A strong B2B brand creates commercial value beyond its impact on sales

When it comes to calculating the value that a strong brand creates, the ‘brand contribution’ equation can be easily dominated by sales metrics, because a decision to purchase based on brand influence is the easiest brand-influenced decision to measure. So, assumptions about a brand’s impact on the balance sheet are often limited to its role in revenue growth and price premium/margin.

However, for B2Bs, brands influence other types of important decisions that aren’t just about buying. Lots of people make decisions about a business every day. The larger the business, the greater the complexity of stakeholders involved and the more numerous and weightier the types of decision they make.

Policymakers will make regulatory decisions about the business. Employees will make commitment and productivity decisions about their business. Sought-after talent like software engineers will decide whether they would like to work for the business. Journalists will decide how to write about the business (meaning investors will decide whether they should put money in the business). Suppliers will decide how to negotiate with the business.
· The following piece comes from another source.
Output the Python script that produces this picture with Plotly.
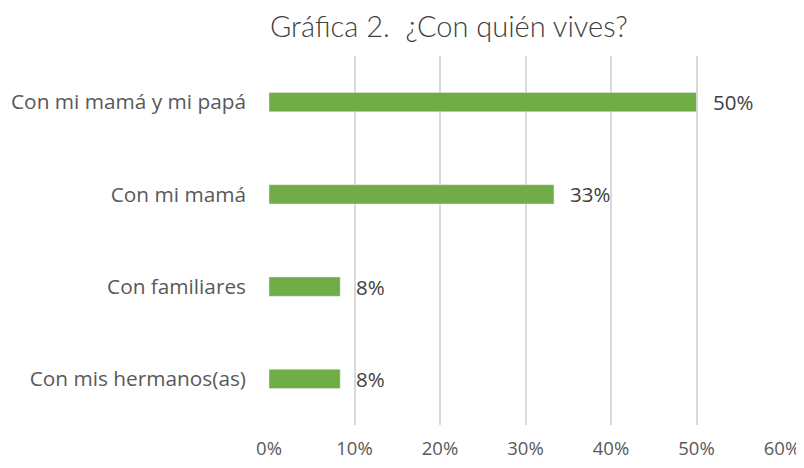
import plotly.graph_objects as go

categorias = ['Con mis hermanos(as)', 'Con familiares', 'Con mi mamá', 'Con mi mamá y mi papá']
porcentajes = [8.33, 8.33, 33.33, 50.0]
etiquetas = ['8%', '8%', '33%', '50%']
ticks = [0, 10, 20, 30, 40, 50, 60]
tick_labels = ['0%', '10%', '20%', '30%', '40%', '50%', '60%']

fig = go.Figure(go.Bar(
	x=porcentajes, y=categorias, orientation='h',
	marker=dict(color='#70AD47'), width=0.21,
	hoverinfo='skip'
))

for x, y, t in zip(porcentajes, categorias, etiquetas):
	fig.add_annotation(x=x, y=y, text=t, showarrow=False, xanchor='left', xshift=14,
		font=dict(family='Open Sans', size=20.5, color='#404040'))

# la pagina tiene 8px de margen en el body, asi que la figura es 8px mas chica
fig.update_layout(
	width=796, height=460,
	margin=dict(l=261, r=22, t=48, b=43),
	paper_bgcolor='white', plot_bgcolor='white',
	showlegend=False,
	title=dict(text='Gráfica 2.  ¿Con quién vives?', x=0.554, xanchor='center', y=0.96, yanchor='middle',
		font=dict(family='Lato Light, Lato', size=29, color='#404040')),
	xaxis=dict(range=[0, 60], tickvals=ticks, ticktext=tick_labels, showgrid=True,
		gridcolor='#D9D9D9', gridwidth=1.5, zeroline=False, ticks='', ticklen=0,
		automargin=False, ticklabelstandoff=10,
		tickfont=dict(family='Open Sans', size=18.5, color='#595959'), showline=False),
	yaxis=dict(showgrid=False, zeroline=False, ticks='', showline=False, automargin=False,
		ticklabelstandoff=22,
		tickfont=dict(family='Open Sans', size=20.8, color='#595959'))
)
fig.write_html('out.html')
All those decisions affect the commercial success of the business in question – they influence the business’ cost of operating.
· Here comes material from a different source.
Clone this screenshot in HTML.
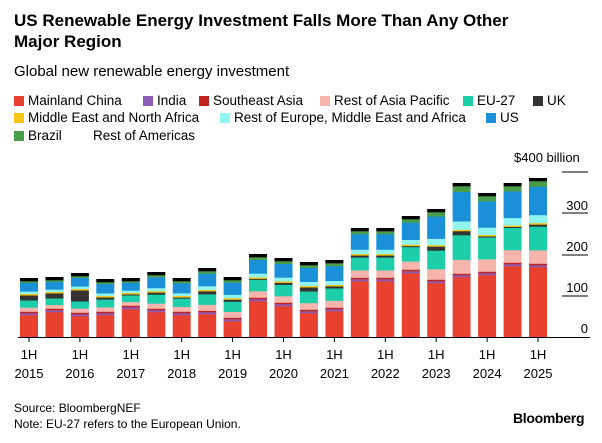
<!DOCTYPE html>
<html><head><meta charset="utf-8"><style>
body{margin:0;width:602px;height:443px;background:#fff;font-family:"Liberation Sans",Arial,sans-serif;color:#000;position:relative;overflow:hidden}
.a{position:absolute;white-space:nowrap}
.t{font-weight:bold;font-size:17px;line-height:21px;left:14px;top:10px}
.s{font-size:15px;left:14px;top:63px}
.lg{font-size:13.5px;line-height:16px}
.sw{display:inline-block;width:10px;height:10px;margin-right:4px;vertical-align:-1px}
.xl{font-size:13px;text-align:center;width:40px;line-height:19px}
.yl{font-size:13px;text-align:right;width:60px}
</style></head><body>
<div class="a t">US Renewable Energy Investment Falls More Than Any Other<br>Major Region</div>
<div class="a s">Global new renewable energy investment</div>
<div class="a lg" style="left:14px;top:93px"><span class="sw" style="background:#e8412f"></span>Mainland China</div>
<div class="a lg" style="left:143px;top:93px"><span class="sw" style="background:#8e5bb5"></span>India</div>
<div class="a lg" style="left:199px;top:93px"><span class="sw" style="background:#c0231b"></span>Southeast Asia</div>
<div class="a lg" style="left:320px;top:93px"><span class="sw" style="background:#f5b5ad"></span>Rest of Asia Pacific</div>
<div class="a lg" style="left:463px;top:93px"><span class="sw" style="background:#1ccfaa"></span>EU-27</div>
<div class="a lg" style="left:533px;top:93px"><span class="sw" style="background:#333"></span>UK</div>
<div class="a lg" style="left:14px;top:110px"><span class="sw" style="background:#f5c518"></span>Middle East and North Africa</div>
<div class="a lg" style="left:220px;top:110px"><span class="sw" style="background:#8ff5ee"></span>Rest of Europe, Middle East and Africa</div>
<div class="a lg" style="left:486px;top:110px"><span class="sw" style="background:#1a90d8"></span>US</div>
<div class="a lg" style="left:14px;top:128px"><span class="sw" style="background:#4a9e4a"></span>Brazil</div>
<div class="a lg" style="left:93px;top:128px">Rest of Americas</div>
<svg class="a" style="left:0;top:0" width="602" height="443" id="c"></svg>
<div class="a" style="font-size:13px;left:514px;top:150px">$400 billion</div>
<div class="a yl" style="left:528px;top:198px">300</div>
<div class="a yl" style="left:528px;top:239px">200</div>
<div class="a yl" style="left:528px;top:280px">100</div>
<div class="a yl" style="left:528px;top:321px">0</div>
<div id="xl"></div>
<div class="a" style="font-size:12px;left:14px;top:401px">Source: BloombergNEF</div>
<div class="a" style="font-size:12px;left:14px;top:417px">Note: EU-27 refers to the European Union.</div>
<div class="a" style="font-size:14px;font-weight:bold;left:513px;top:410px;letter-spacing:-0.3px">Bloomberg</div>
<script>
var tot=[61,62,66,60,61,67,61,71,62,85,81,77,79,111,111,123,130,156,146,156,161];
var red=[22,25,21,22,28,25,22,23,16,36,31,24,26,56,56,64,54,60,62,71,70];
var uk=[5,5,11,2,1,2,1,3,2,1,2,4,2,2,2,1,4,4,1,1,2];
var col=["#e8412f","#8e5bb5","#c0231b","#f5b5ad","#1ccfaa","#333","#f5c518","#8ff5ee","#1a90d8","#4a9e4a","#000"];
var s='',base=337;
for(var i=0;i<21;i++){
 var x=20+i*25.45,R=tot[i]-red[i]-uk[i]-3-2-1.5-1.5-2;
 var seg=[red[i],2,1.5,R*0.17,R*0.3,uk[i],1.5,R*0.1,R*0.36,R*0.07,3];
 var y=base;
 for(var k=0;k<11;k++){y-=seg[k];s+='<rect x="'+x.toFixed(1)+'" y="'+y.toFixed(1)+'" width="18" height="'+(seg[k]+0.3).toFixed(1)+'" fill="'+col[k]+'"/>';}
}
s+='<line x1="18" x2="590" y1="337.5" y2="337.5" stroke="#000" stroke-width="1"/>';
[172,213,255,296].forEach(function(g){s+='<line x1="562" x2="588" y1="'+g+'" y2="'+g+'" stroke="#000" stroke-width="1"/>';});
var xh='';
for(var j=0;j<11;j++){var cx=29+j*2*25.45;s+='<line x1="'+cx+'" x2="'+cx+'" y1="337" y2="342" stroke="#000"/>';
 xh+='<div class="a xl" style="left:'+(cx-20)+'px;top:345px">1H<br>'+(2015+j)+'</div>';}
document.getElementById('c').innerHTML=s;document.getElementById('xl').innerHTML=xh;
</script>
</body></html>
A lot of the commercial upsides that strong brands create for large B2Bs are therefore operational – not just related to revenue or margin – and are still measurable with metrics that CFOs value. Employee retention and productivity translates into more efficient use of working capital. Brand influence on lenders’ perceptions of business risk reduces the cost of capital. A strong brand can help supplier payment negotiations – which helps free cash flow.

So, in your strategic review of brand value, don’t forget to calculate how much money your brand is saving you, as well as adding up how much it is making for you.

There’s more to calculating the value of a B2B brand than meets the eye

A strong B2B brand is proven to support sales – but it’s not just a brand’s influence on buyer decision-making that creates its value to an organisation. For B2B marketers a full calculation of the value delivered by the brand to your bottom-line means widening your sources of metrics to business operational measures too.

By gathering data from the talent, treasury and purchasing departments as well as the sales team, you can begin building a framework to understand how your B2B brand truly matters. And, once you have that picture, you can get to work strengthening that brand to help your organisation compete more effectively, no matter the disruption it faces now or in the future.